Harry Whittier Frees, “Rosie Bufkins Gave Jennie an Airing.” Illustration from The Little Folks of Animal Land, 1915.


KB:  What aspects of your experience might impact your approach to curating digital resources more generally in the future?

JB: This assignment underscored the challenges of creating metadata that effectively describe websites. Namely, how do you choose terms that accurately describe a website featuring cats bouncing across a computer screen? How will these terms denote meaning to users in the future? One of the biggest challenges relating to metadata for this assignment came from the fact that many of the sites deal with humor, which of course is very subjective. This challenged us to think outside of the box when creating our metadata, and highlighted the fact that describing digital resources presents many challenges that are not so prevalent when dealing with materials in the physical world.

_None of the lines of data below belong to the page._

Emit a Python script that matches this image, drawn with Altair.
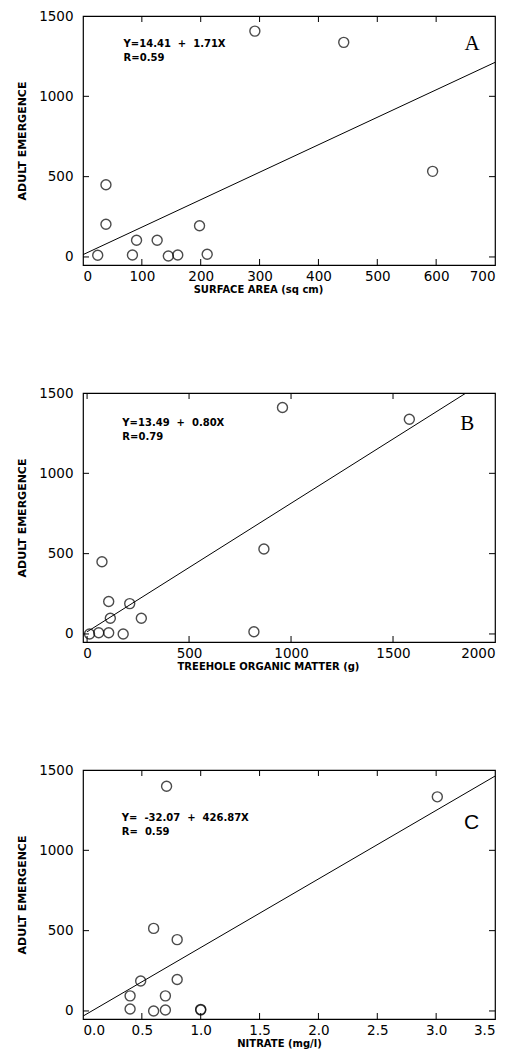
import altair as alt
import pandas as pd

# ---- data ----
A_x = [25, 39, 39, 84, 91, 126, 145, 161, 198, 211, 292, 443, 594]
A_y = [11, 450, 204, 12, 104, 104, 6, 12, 194, 17, 1406, 1336, 533]

B_x = [73, 106, 209, 114, 266, 12, 57, 106, 177, 818, 867, 958, 1580]
B_y = [450, 202, 189, 98, 98, 0, 8, 8, 0, 14, 529, 1410, 1337]

C_x = [0.71, 0.60, 0.80, 0.49, 0.80, 0.40, 0.70, 0.40, 0.60, 0.70, 1.00, 1.00, 3.01]
C_y = [1399, 514, 444, 187, 196, 94, 94, 12, 0, 6, 6, 10, 1333]

# regression lines (from printed equations)
A_fit_x = [0, 700]
A_fit_y = [14.41, 1211.41]
B_fit_x = [0, 1858]
B_fit_y = [13.49, 1500.0]
C_fit_x = [0, 3.5]
C_fit_y = [-32.07, 1462.0]

NB = "\u00a0"
A_eq = ["Y=14.41" + NB * 2 + "+" + NB * 2 + "1.71X", "R=0.59"]
B_eq = ["Y=13.49" + NB * 2 + "+" + NB * 2 + "0.80X", "R=0.79"]
C_eq = ["Y=" + NB * 2 + "-32.07" + NB * 2 + "+" + NB * 2 + "426.87X", "R=" + NB * 2 + "0.59"]

A_ticks = [100, 200, 300, 400, 500, 600]
A_labels = [0, 100, 200, 300, 400, 500, 600, 700]
B_ticks = [0, 500, 1000, 1500]
B_labels = [0, 500, 1000, 1500, 2000]
C_ticks = [0.5, 1.0, 1.5, 2.0, 2.5, 3.0]
C_labels = [0.0, 0.5, 1.0, 1.5, 2.0, 2.5, 3.0, 3.5]
Y_ticks = [0, 500, 1000]
Y_labels = [0, 500, 1000, 1500]

W = 412
H = 249
TK = 6
FONT = "DejaVu Sans"


def panel(xs, ys, xdom, xlabels, xfmt, xticks, xtitle, title_x,
          fx, fy, eq, eq_x, eq_y, letter, lx, ly, lfont):
    X = alt.X("x:Q",
              scale=alt.Scale(domain=xdom, nice=False, zero=False, padding=0),
              axis=alt.Axis(values=xlabels, format=xfmt, title=xtitle,
                            ticks=False, domain=False, grid=False,
                            labelFontSize=13.5, labelPadding=4,
                            titlePadding=2, titleFontSize=10,
                            titleFontWeight="bold", titleX=title_x,
                            labelFont=FONT, titleFont=FONT,
                            labelColor="black", titleColor="black"))
    Y = alt.Y("y:Q",
              scale=alt.Scale(domain=[-50, 1500], nice=False, zero=False, padding=0),
              axis=alt.Axis(values=Y_labels, format="d", title="ADULT EMERGENCE",
                            ticks=False, domain=False, grid=False,
                            labelFontSize=13.5, labelPadding=10,
                            titlePadding=11, titleFontSize=11,
                            titleFontWeight="bold",
                            labelFont=FONT, titleFont=FONT,
                            labelColor="black", titleColor="black"))

    pts = alt.Chart(pd.DataFrame({"x": xs, "y": ys})).mark_point(
        shape="circle", filled=False, color="black", size=100, strokeWidth=1.4
    ).encode(x=X, y=Y)

    line = alt.Chart(pd.DataFrame({"x": fx, "y": fy})).mark_line(
        color="black", strokeWidth=1, clip=True
    ).encode(x=X, y=Y)

    tdf = pd.DataFrame({"x": xticks})
    bot = alt.Chart(tdf).mark_rule(color="black", strokeWidth=1).encode(
        x=X, y=alt.value(H), y2=alt.value(H - TK))
    top = alt.Chart(tdf).mark_rule(color="black", strokeWidth=1).encode(
        x=X, y=alt.value(0), y2=alt.value(TK))
    ydf = pd.DataFrame({"y": Y_ticks})
    left = alt.Chart(ydf).mark_rule(color="black", strokeWidth=1).encode(
        y=Y, x=alt.value(0), x2=alt.value(TK))
    right = alt.Chart(ydf).mark_rule(color="black", strokeWidth=1).encode(
        y=Y, x=alt.value(W - TK), x2=alt.value(W))

    txt = alt.Chart(pd.DataFrame({"x": [eq_x, eq_x], "y": eq_y, "t": eq})).mark_text(
        align="left", baseline="middle", font=FONT, fontSize=10,
        fontWeight="bold", color="black"
    ).encode(x=X, y=Y, text="t:N")

    lab = alt.Chart(pd.DataFrame({"x": [lx], "y": [ly], "t": [letter]})).mark_text(
        align="center", baseline="middle", font=lfont, fontSize=21, color="black"
    ).encode(x=X, y=Y, text="t:N")

    return alt.layer(pts, line, bot, top, left, right, txt, lab).properties(
        width=W, height=H)


pA = panel(A_x, A_y, [0, 700], A_labels, "d", A_ticks, "SURFACE AREA (sq cm)", 175,
           A_fit_x, A_fit_y, A_eq, 69, [1325, 1238], "A", 661, 1325, "Liberation Serif")
pB = panel(B_x, B_y, [-20, 2000], B_labels, "d", B_ticks, "TREEHOLE ORGANIC MATTER (g)", 185,
           B_fit_x, B_fit_y, B_eq, 173, [1312, 1225], "B", 1864, 1306, "Liberation Serif")
pC = panel(C_x, C_y, [0, 3.5], C_labels, ".1f", C_ticks, "NITRATE (mg/l)", 196,
           C_fit_x, C_fit_y, C_eq, 0.33, [1200, 1112], "C", 3.30, 1169, "Liberation Sans")

chart = alt.vconcat(pA, pB, pC, spacing=89).configure_view(
    stroke="black", strokeWidth=1.2
).properties(padding={"left": 8, "top": 0, "right": 5, "bottom": 5})

chart.save("out.html", embed_options={"renderer": "svg", "actions": False})
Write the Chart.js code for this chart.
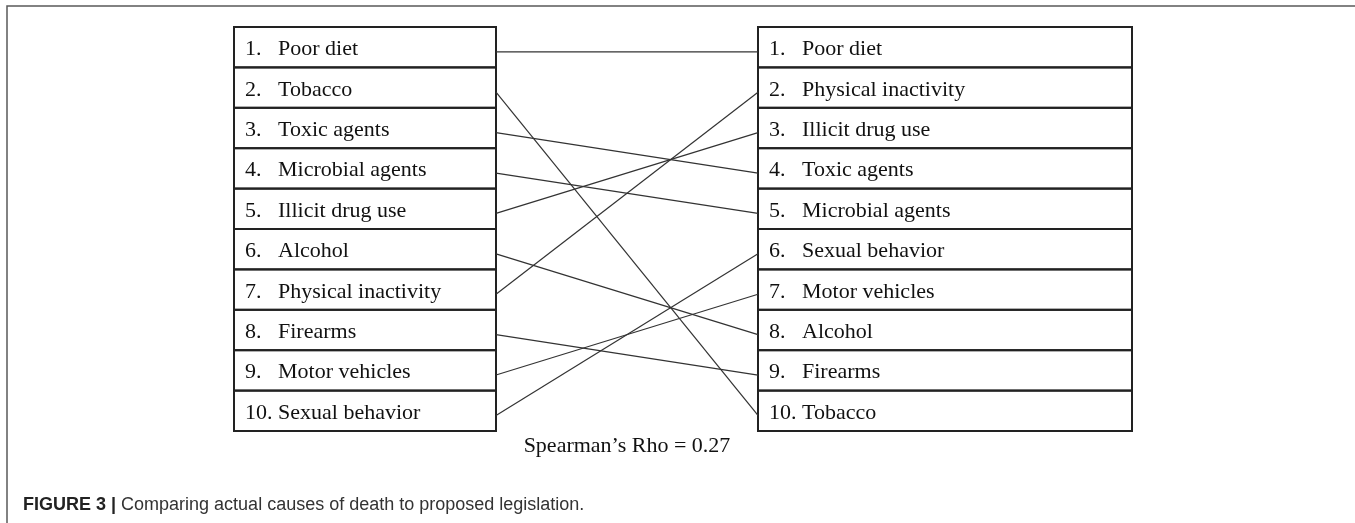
<!DOCTYPE html>
<html>
<head>
<meta charset="utf-8">
<script src="https://cdn.jsdelivr.net/npm/chart.js@4.4.1/dist/chart.umd.min.js"></script>
<style>
    html, body { margin: 0; padding: 0; background: #ffffff; }
    #wrap { position: relative; width: 1355px; height: 523px; }
</style>
</head>
<body>
<div id="wrap"><canvas id="rankChart"></canvas></div>
<script>
// Ranking of actual causes of death (left) vs. proposed legislation (right)
const causesOfDeath = ['Poor diet', 'Tobacco', 'Toxic agents', 'Microbial agents', 'Illicit drug use',
    'Alcohol', 'Physical inactivity', 'Firearms', 'Motor vehicles', 'Sexual behavior'];
const legislationRank = ['Poor diet', 'Physical inactivity', 'Illicit drug use', 'Toxic agents', 'Microbial agents',
    'Sexual behavior', 'Motor vehicles', 'Alcohol', 'Firearms', 'Tobacco'];
const spearmanRho = '0.27';
const captionLabel = 'FIGURE 3 |';
const captionText = ' Comparing actual causes of death to proposed legislation.';

// x scale: left box spans [-1, 0], gap [0, 1], right box [1, X_MAX]
const X_MAX = 2.4275;
const LINE_OFFSET = 0.115;   // connectors sit a little below row centres

const connectors = causesOfDeath.map((name, i) => ({
    label: name,
    data: [
        { x: 0, y: i + 1 + LINE_OFFSET },
        { x: 1, y: legislationRank.indexOf(name) + 1 + LINE_OFFSET }
    ],
    borderColor: '#333333',
    borderWidth: 1.2,
    pointRadius: 0,
    showLine: true,
    fill: false,
    clip: false
}));

const tablePlugin = {
    id: 'rankTables',
    beforeDatasetsDraw(chart) {
        const { ctx, scales: { x, y } } = chart;
        const drawColumn = (items, x0, x1) => {
            const left = x.getPixelForValue(x0);
            const right = x.getPixelForValue(x1);
            ctx.save();
            ctx.strokeStyle = '#222222';
            ctx.lineWidth = 2;
            ctx.fillStyle = '#111111';
            ctx.font = '22px "Liberation Serif", "Times New Roman", serif';
            ctx.textBaseline = 'alphabetic';
            items.forEach((name, i) => {
                const top = y.getPixelForValue(i + 0.5);
                const bottom = y.getPixelForValue(i + 1.5);
                ctx.strokeRect(left, top, right - left, bottom - top);
                const base = (top + bottom) / 2 + 8;
                ctx.textAlign = 'left';
                ctx.fillText((i + 1) + '.', left + 11, base);
                ctx.fillText(name, left + 44, base);
            });
            ctx.restore();
        };
        drawColumn(causesOfDeath, -1, 0);
        drawColumn(legislationRank, 1, X_MAX);
    },
    afterDraw(chart) {
        const { ctx, scales: { x, y } } = chart;
        ctx.save();
        // frame
        ctx.strokeStyle = '#5a5a5a';
        ctx.lineWidth = 1.5;
        ctx.beginPath();
        ctx.moveTo(7, 523);
        ctx.lineTo(7, 6);
        ctx.lineTo(1355, 6);
        ctx.stroke();

        // Spearman's rho under the gap
        ctx.fillStyle = '#111111';
        ctx.font = '22px "Liberation Serif", "Times New Roman", serif';
        ctx.textAlign = 'center';
        ctx.textBaseline = 'alphabetic';
        const cx = (x.getPixelForValue(0) + x.getPixelForValue(1)) / 2;
        ctx.fillText('Spearman\u2019s Rho = ' + spearmanRho, cx, y.getPixelForValue(10.5) + 21);

        // caption
        ctx.textAlign = 'left';
        ctx.font = 'bold 18px "Liberation Sans", Arial, sans-serif';
        ctx.fillStyle = '#222222';
        ctx.fillText(captionLabel, 23, 510);
        const w = ctx.measureText(captionLabel).width;
        ctx.font = '18px "Liberation Sans", Arial, sans-serif';
        ctx.fillStyle = '#333333';
        ctx.fillText(captionText, 23 + w, 510);
        ctx.restore();
    }
};

const chart = new Chart(document.getElementById('rankChart'), {
    type: 'scatter',
    data: { datasets: connectors },
    options: {
        responsive: true,
        maintainAspectRatio: false,
        animation: false,
        layout: {
            padding: { left: 234, right: 223, top: 27, bottom: 92 }
        },
        scales: {
            x: { type: 'linear', min: -1, max: X_MAX, display: false },
            y: { type: 'linear', min: 0.5, max: 10.5, reverse: true, display: false }
        },
        plugins: {
            legend: { display: false },
            tooltip: { enabled: false }
        }
    },
    plugins: [tablePlugin]
});
</script>
</body>
</html>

Obtaining permissions from copyright holders is time-consuming, and sometimes it is like pulling teeth. This assignment taught us to conduct copyright research, and to seek copyright permissions, as early in the game as possible. While many of the website owners were accommodating, there were still a few who were not necessarily willing participants in the beginning, and it took a lot of back-and-forth to finally get them to agree.

Choosing the theme of your collection was also another important takeaway. Why is this particular collection worthy of preservation over others? What lasting value will this have in the future? These were questions we had to ask ourselves throughout the planning process – especially in light of the fact that we chose to archive a collection of funny cat websites.